There are numerous reasons to visit Japan; the culture, the temples, the food, the scenery, the people. Of course, there is also the fascinating history and, prior to travelling there, I was intrigued about how one particular period would be remembered.
Japan’s role in World War Two (WWII) needs little introduction. An opportunistic aggressor, the Imperial Army rampaged through Southeast Asia, upsetting British colonial forces at every step. The attack on the US Pacific Fleet at Pearl Harbour in December 1941 stunned the world and the invasion, and subsequent occupation, of China and Korea made the Japanese synonymous with barbarism.
Article 9 of Japan’s American-constructed post-WWII constitution renounces the right to wage war. Despite some revisionist calls, it is still generally accepted by the vast majority of the population, perhaps a tacit understanding that this is a just punishment for wartime aggression.
Visit museums and other cultural centres in Japan itself, however, and there is little discussion of such painful memories. The pre-occupation is, somewhat understandably, with the devastation of the atomic bombs and their deadly aftermath. The peace museums at both Hiroshima and Nagasaki effectively convey the numbing annihilation. It is hard to catch your breath walking past exhibits of fire-shredded clothing, molten glass and steel, the harrowing images of unimaginable injuries and the desolate moonscape of the razed cities.
No wonder that the Japanese are among the most pacifistic nations in the world. They have seen the worst of war. But unlike the Germans, who acknowledge the crimes of WWII with open public monuments such as the Holocaust Memorial in Berlin, the Japanese internalise their shame.

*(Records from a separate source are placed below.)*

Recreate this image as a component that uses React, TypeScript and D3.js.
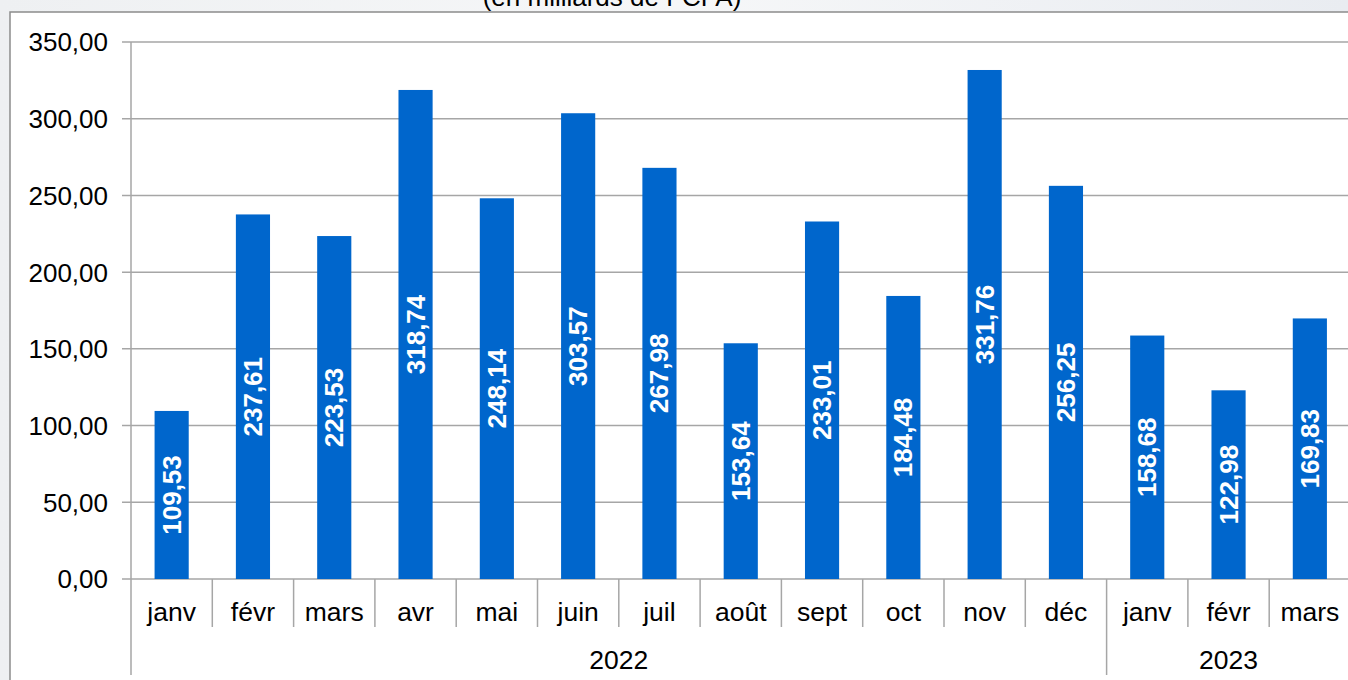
import React from "react";
import * as d3 from "d3";

const months = ["janv","févr","mars","avr","mai","juin","juil","août","sept","oct","nov","déc","janv","févr","mars"];
const values = [109.53,237.61,223.53,318.74,248.14,303.57,267.98,153.64,233.01,184.48,331.76,256.25,158.68,122.98,169.83];
const years = [{ label: "2022", start: 0, count: 12 }, { label: "2023", start: 12, count: 3 }];
const yTicks = [0,50,100,150,200,250,300,350];
const title = "(en milliards de FCFA)";

const W = 1348, H = 680;
const FONT = "'Liberation Sans', Arial, sans-serif";

export default function App() {
  const x = d3.scaleBand<number>().domain(d3.range(months.length)).range([131, 131 + 15 * 81.3]).padding(0);
  const y = d3.scaleLinear().domain([0, 350]).range([579, 42]);
  const bw = x.bandwidth() * 0.42;
  const fmt = (v: number) => v.toFixed(2).replace(".", ",");
  const grid = "#a6a6a6";
  return (
    <div style={{ position: "absolute", left: 0, top: 0 }}>
      <svg width={W} height={H} style={{ display: "block" }}>
        <defs>
          <linearGradient id="bg" x1="0" y1="0" x2="1" y2="0">
            <stop offset="0" stopColor="#eef0f2" />
            <stop offset="0.5" stopColor="#f6f7f8" />
            <stop offset="1" stopColor="#e9ecf1" />
          </linearGradient>
        </defs>
        <rect x={0} y={0} width={W} height={H} fill="url(#bg)" />
        <rect x={10} y={12} width={W} height={H} fill="#ffffff" stroke="#8c8c8c" strokeWidth={1.5} />
        <text x={612} y={6} textAnchor="middle" fontFamily={FONT} fontSize={26} fill="#000">{title}</text>
        {yTicks.map(t => (
          <g key={t}>
            <line x1={122} x2={W} y1={y(t)} y2={y(t)} stroke={grid} strokeWidth={1.5} />
            <text x={108} y={y(t)} dy="0.36em" textAnchor="end" fontFamily={FONT} fontSize={26} fill="#000">{fmt(t)}</text>
          </g>
        ))}
        <line x1={131} x2={131} y1={42} y2={675} stroke={grid} strokeWidth={1.5} />
        {months.map((m, i) => {
          const x0 = x(i)!;
          const isGroupEdge = years.some(g => g.start === i);
          return (
            <g key={i}>
              {i > 0 && <line x1={x0} x2={x0} y1={579} y2={isGroupEdge ? 675 : 627} stroke={grid} strokeWidth={1.5} />}
              <rect x={x0 + (x.bandwidth() - bw) / 2} y={y(values[i])} width={bw} height={y(0) - y(values[i])} fill="#0066cc" />
              <text
                transform={`translate(${x0 + x.bandwidth() / 2},${(y(values[i]) + y(0)) / 2}) rotate(-90)`}
                textAnchor="middle" dominantBaseline="central" fontFamily={FONT} fontSize={26} fontWeight="bold" fill="#ffffff">
                {fmt(values[i])}
              </text>
              <text x={x0 + x.bandwidth() / 2} y={621} textAnchor="middle" fontFamily={FONT} fontSize={26.5} fill="#000">{m}</text>
            </g>
          );
        })}
        {years.map(g => {
          const a = x(g.start)!;
          const b = a + x.bandwidth() * g.count;
          return <text key={g.label} x={(a + b) / 2} y={669} textAnchor="middle" fontFamily={FONT} fontSize={26.5} fill="#000">{g.label}</text>;
        })}
      </svg>
    </div>
  );
}
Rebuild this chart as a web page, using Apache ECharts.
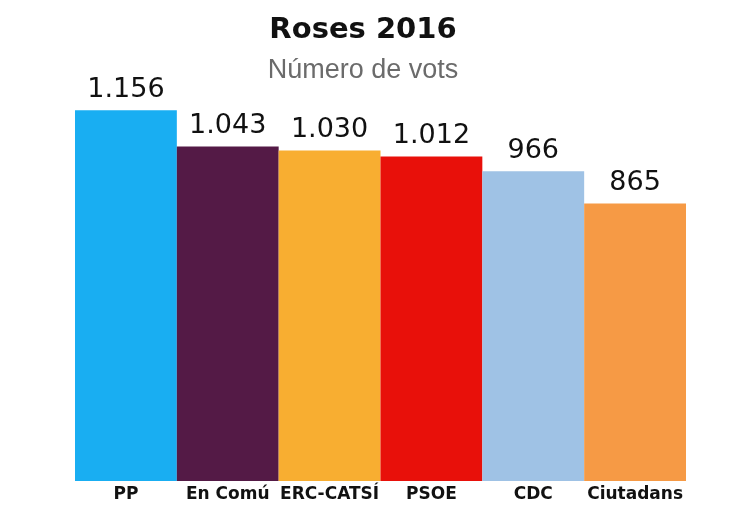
<!DOCTYPE html>
<html>
<head>
<meta charset="utf-8">
<script src="https://cdn.jsdelivr.net/npm/echarts@6/dist/echarts.min.js"></script>
<style>
  html, body { margin: 0; padding: 0; background: #fff; }
  #chart { width: 752px; height: 506px; }
</style>
</head>
<body>
<div id="chart"></div>
<script>
  // prettier-ignore
  let partits = ['PP', 'En Comú', 'ERC-CATSÍ', 'PSOE', 'CDC', 'Ciutadans'];
  // prettier-ignore
  let vots = [1156, 1043, 1030, 1012, 966, 865];
  // prettier-ignore
  let colors = ['#19aef2', '#541a46', '#f8ae31', '#e8100a', '#9fc2e5', '#f69a45'];

  function punts(v) {
    return String(v).replace(/\B(?=(\d{3})+(?!\d))/g, '.');
  }

  let chart = echarts.init(document.getElementById('chart'));
  let option = {
    animation: false,
    title: {
      text: 'Roses 2016',
      subtext: 'Número de vots',
      left: 358,
      textAlign: 'center',
      top: 11,
      itemGap: 12,
      textStyle: {
        fontFamily: 'DejaVu Sans',
        fontWeight: 'bold',
        fontSize: 29,
        color: '#111',
      },
      subtextStyle: {
        fontFamily: 'Liberation Sans',
        fontSize: 27,
        color: '#6b6b6b',
      },
    },
    grid: {
      left: 75,
      right: 66,
      top: 64,
      bottom: 25,
    },
    xAxis: {
      type: 'category',
      data: partits,
      axisLine: { show: false },
      axisTick: { show: false },
      axisLabel: {
        margin: 5,
        fontFamily: 'DejaVu Sans',
        fontWeight: 'bold',
        fontSize: 17,
        color: '#111',
        interval: 0,
      },
    },
    yAxis: {
      type: 'value',
      min: 0,
      max: 1300,
      show: false,
      splitLine: { show: false },
    },
    series: [
      {
        type: 'bar',
        barCategoryGap: 0,
        data: vots.map(function (v, i) {
          return { value: v, itemStyle: { color: colors[i] } };
        }),
        label: {
          show: true,
          position: 'top',
          distance: 7,
          fontFamily: 'DejaVu Sans',
          fontSize: 27,
          color: '#111',
          formatter: function (p) {
            return punts(p.value);
          },
        },
      },
    ],
  };
  chart.setOption(option);
</script>
</body>
</html>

Even at Hiroshima and Nagasaki there is limited discussion of why the Allies decided to deploy the atomic bombs, even if there is no suggestion that it was an act of unprovoked aggression. At the Museum of History in Osaka, on the other hand, WWII is barely mentioned. This vitally-important industrial city was reduced to ruins by Allied bombings. Yet a single exhibit of an American incendiary bomb is the only indication that something happened between the years of 1931 and 1945, a period glossed over as ’15 years of war’.
Most astonishing, however, is the Yushukan Museum at the notorious Yasukuni Shrine in Tokyo. Housing an impressive collection of personal possessions and paraphernalia relating to the country’s military past, the narrative (at least in English) absolves Japan of any responsibility for WWII (or other wars for that matter). The invasion of China was caused by local nationalists, the assault on the Pacific a few years later was necessary because of Britain and America’s monopolisation of the region’s natural resources. How could Japan survive without a patriotic assault on its ‘inferior’ neighbours?
Yasukuni Shrine was built in the 19th century to commemorate Japan’s war dead. In addition to thousands of ‘innocents’, it enshrines convicted war criminals, including Japan’s wartime leader Hideki Tojo. As such, it is a nationalist bastion amidst the traditional sea of pacifism. Whenever a Japanese politician visits the Shrine, China and Korea go up in arms. I had never previously understood this response from afar. Could they not let sleeping dogs lie? Well no…not if a museum of such prominence denies any complicity in these countries’ darkest hours.
I have never been an advocate for eternal shame. I do not believe that a country’s politicians should continually apologise for their predecessors’ actions. This does not allow progress.
But to not acknowledge misdeeds, to fail to offer any comprehensive statement of remorse, to engage in school textbook revisionism more reminiscent of a dictatorship than a leading democracy, naturally invites criticism. The Jewish Museum in Munich does not shy away from the Nazi-inspired Holocaust. I encountered no such open dialogue of the ‘Rape of Nanking’, the ‘Bataan Death March’ or Unit 731 in Japan.
It is often said that the Japanese people harbour a collective ‘war guilt’ that has dictated the country’s post-war development (i.e. a focus on economic development over international engagement). There is no reason why this sentiment should be maintained in perpetuity. Indeed, as very real threats emerge on Japan’s periphery, namely a rising China and a nuclearised North Korea, the country must change its outlook.
In order to satisfy its former enemies (and allies) that a Japanese re-engagement with the world is a positive development then surely a more public introspection of its wartime past is first necessary? For all the horrors of the atomic bombings, Japan’s actions in the preceding years made this tragic conclusion almost inevitable. After decades of silence, it will now take a bold step to concede this reality.
P.S. I should add that the above does not detract from the unbounded pleasure of visiting Japan and meeting its people.